In March, Dar was elected to the Upper House of Parliament as an independent candidate following the top court’s order on the Election Act 2017 that Pakistan Muslim League Nawaz (PML-N) Quaid Nawaz Sharif cannot head a political party and all decisions following his disqualification stand null and void. 

However, in the same month his eligibility was challenged by the Pakistan People’s Party’s Nawazish Pirzada who contended that an absconder could not contest elections.

He requested the top court to suspend the Lahore High Court (LHC) judgment, which had allowed former finance minister Ishaq Dar to contest the election for Senate.

The petitioner had prayed the apex court to direct the Election Commission of Pakistan (ECP) not to issue notification of Ishaq Dar till the final adjudication of his petition.

Pirzada in his petition had contended that Dar was declared an absconder by the Accountability Court on December 11, 2017.

Dar in his reply to the top court had contended that there was no provision of law which could bar an absconder from contesting the elections.

In his 10-page reply in the Supreme Court, he contended: “A person can only be debarred from contesting the elections if his case falls squarely within the strict scope of the qualifications and disqualifications stipulated by the constitution and by law.” 

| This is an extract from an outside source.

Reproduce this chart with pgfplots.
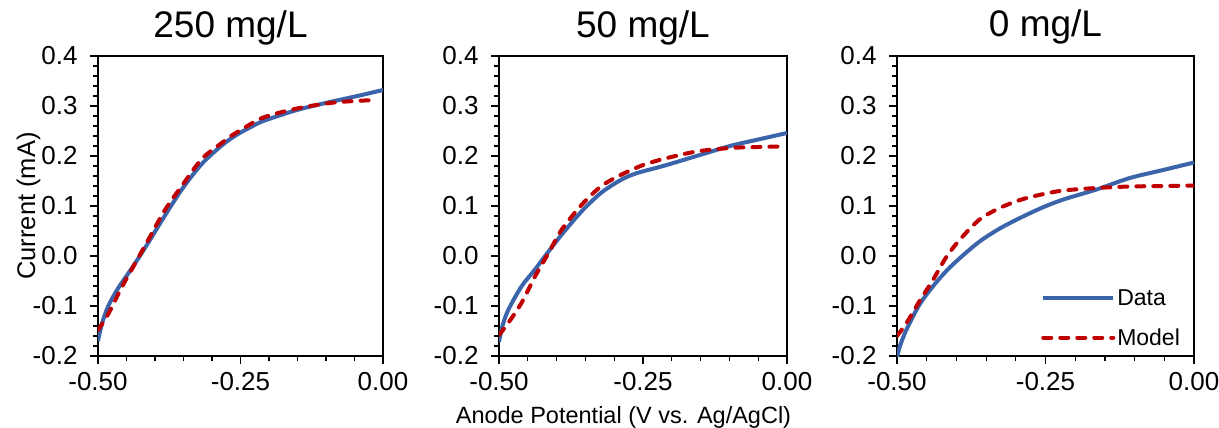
\documentclass[border=0pt]{standalone}
\usepackage{pgfplots}
\pgfplotsset{compat=1.18}
\usepackage{fontspec}
\setmainfont{Liberation Sans}
\definecolor{dblue}{RGB}{59,100,170}
\definecolor{dred}{RGB}{192,0,0}
\pgfplotsset{
  panel/.style={
    scale only axis, height=300pt,
    xmin=-0.5, xmax=0, ymin=-0.2, ymax=0.4,
    xtick={-0.5,-0.25,0}, xticklabels={-0.50,-0.25,0.00},
    ytick={-0.2,-0.1,0,0.1,0.2,0.3,0.4},
    yticklabels={-0.2,-0.1,0.0,0.1,0.2,0.3,0.4},
    minor x tick num=4, minor y tick num=4,
    tick align=outside, tick pos=left,
    major tick length=8pt, minor tick length=5pt,
    axis line style={line width=1.2pt, black},
    tick style={line width=1.2pt, black},
    minor tick style={line width=1.2pt, black},
    every tick label/.append style={font=\fontsize{26}{26}\selectfont},
    yticklabel style={xshift=-9pt},
    xticklabel style={yshift=-5pt},
    /pgf/number format/assume math mode=true,
    title style={font=\fontsize{37}{37}\selectfont, at={(0.5,1)}, anchor=base, yshift=13pt},
  },
  dataline/.style={dblue, line width=4pt, smooth, no marks},
  modelline/.style={dred, line width=4pt, smooth, no marks, dash pattern=on 8pt off 9pt, line cap=round},
}
\begin{document}
\begin{tikzpicture}
\path[use as bounding box] (0pt,0pt) rectangle (1219pt,-428pt);
% Panel 1
\begin{axis}[panel, width=285pt, at={(98pt,-356pt)}, anchor=south west,
  title={250 mg/L}, title style={xshift=-10pt},
  ylabel={Current (mA)},
  ylabel style={font=\fontsize{25.5}{25.5}\selectfont, at={(axis description cs:-0.221,0.5)}, anchor=base},
]
\addplot[dataline] coordinates {
(-0.500,-0.170) (-0.493,-0.135) (-0.482,-0.100) (-0.465,-0.065) (-0.447,-0.035)
(-0.430,-0.006) (-0.410,0.030) (-0.388,0.071) (-0.353,0.133) (-0.318,0.184)
(-0.283,0.221) (-0.260,0.240) (-0.245,0.250) (-0.230,0.259) (-0.210,0.270)
(-0.151,0.292) (-0.093,0.308) (-0.045,0.320) (0.000,0.332)};
\addplot[modelline] coordinates {
(-0.500,-0.148) (-0.482,-0.116) (-0.458,-0.062) (-0.435,-0.015) (-0.412,0.032)
(-0.382,0.093) (-0.353,0.140) (-0.318,0.194) (-0.283,0.226) (-0.268,0.239)
(-0.248,0.253) (-0.210,0.277) (-0.151,0.295) (-0.093,0.306) (-0.050,0.310)
(-0.010,0.312)};
\end{axis}
% Panel 2
\begin{axis}[panel, width=288pt, at={(499pt,-356pt)}, anchor=south west,
  title={50 mg/L},
  xlabel={Anode Potential (V vs. Ag/AgCl)},
  xlabel style={font=\fontsize{23.5}{23.5}\selectfont, at={(axis description cs:0.5,0)}, anchor=base, yshift=-67pt, xshift=-19.5pt},
]
\addplot[dataline] coordinates {
(-0.500,-0.172) (-0.494,-0.140) (-0.484,-0.108) (-0.461,-0.061) (-0.4375,-0.027)
(-0.414,0.009) (-0.391,0.043) (-0.356,0.090) (-0.322,0.127) (-0.287,0.153)
(-0.260,0.166) (-0.215,0.180) (-0.157,0.200) (-0.099,0.220) (-0.050,0.233)
(0.000,0.246)};
\addplot[modelline] coordinates {
(-0.500,-0.158) (-0.484,-0.134) (-0.461,-0.094) (-0.4375,-0.041) (-0.414,0.006)
(-0.391,0.053) (-0.356,0.103) (-0.322,0.140) (-0.287,0.163) (-0.252,0.181)
(-0.215,0.194) (-0.157,0.209) (-0.099,0.216) (-0.050,0.218) (-0.007,0.219)};
\end{axis}
% Panel 3
\begin{axis}[panel, width=297pt, at={(897pt,-356pt)}, anchor=south west,
  title={0 mg/L},
  legend style={draw=none, fill=none, at={(rel axis cs:0.97,0.017)}, anchor=south east,
    font=\fontsize{23}{23}\selectfont, row sep=18pt},
  legend cell align=left,
  legend image code/.code={\draw[#1] (0pt,0pt) -- (70pt,0pt);},
]
\addplot[dataline] coordinates {
(-0.500,-0.203) (-0.495,-0.180) (-0.484,-0.147) (-0.462,-0.097) (-0.439,-0.060)
(-0.417,-0.030) (-0.394,-0.004) (-0.361,0.029) (-0.327,0.055) (-0.293,0.076)
(-0.257,0.096) (-0.220,0.113) (-0.164,0.133) (-0.108,0.156) (-0.052,0.172)
(0.000,0.187)};
\addlegendentry{Data}
\addplot[modelline] coordinates {
(-0.500,-0.160) (-0.484,-0.134) (-0.462,-0.090) (-0.439,-0.047) (-0.417,-0.002)
(-0.394,0.033) (-0.361,0.073) (-0.327,0.096) (-0.293,0.112) (-0.257,0.123)
(-0.220,0.131) (-0.164,0.136) (-0.108,0.139) (-0.050,0.140) (0.000,0.141)};
\addlegendentry{Model}
\end{axis}
\end{tikzpicture}
\end{document}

“No such proceedings were or have been initiated before any competent forum by the Appellant (Pirzada) in respect of the ground of disqualification being urged nor is there any valid, final and binding determination, declaration against the Answering Respondent (Ishaq Dar) in respect of the allegations levelled in the titled appeal,” the reply stated. 

He had further added that allegations pertaining to ‘pre-election’ qualification of a member of the Parliament, as provided for in Article 62 (1), cannot be raised or made after holding of the elections.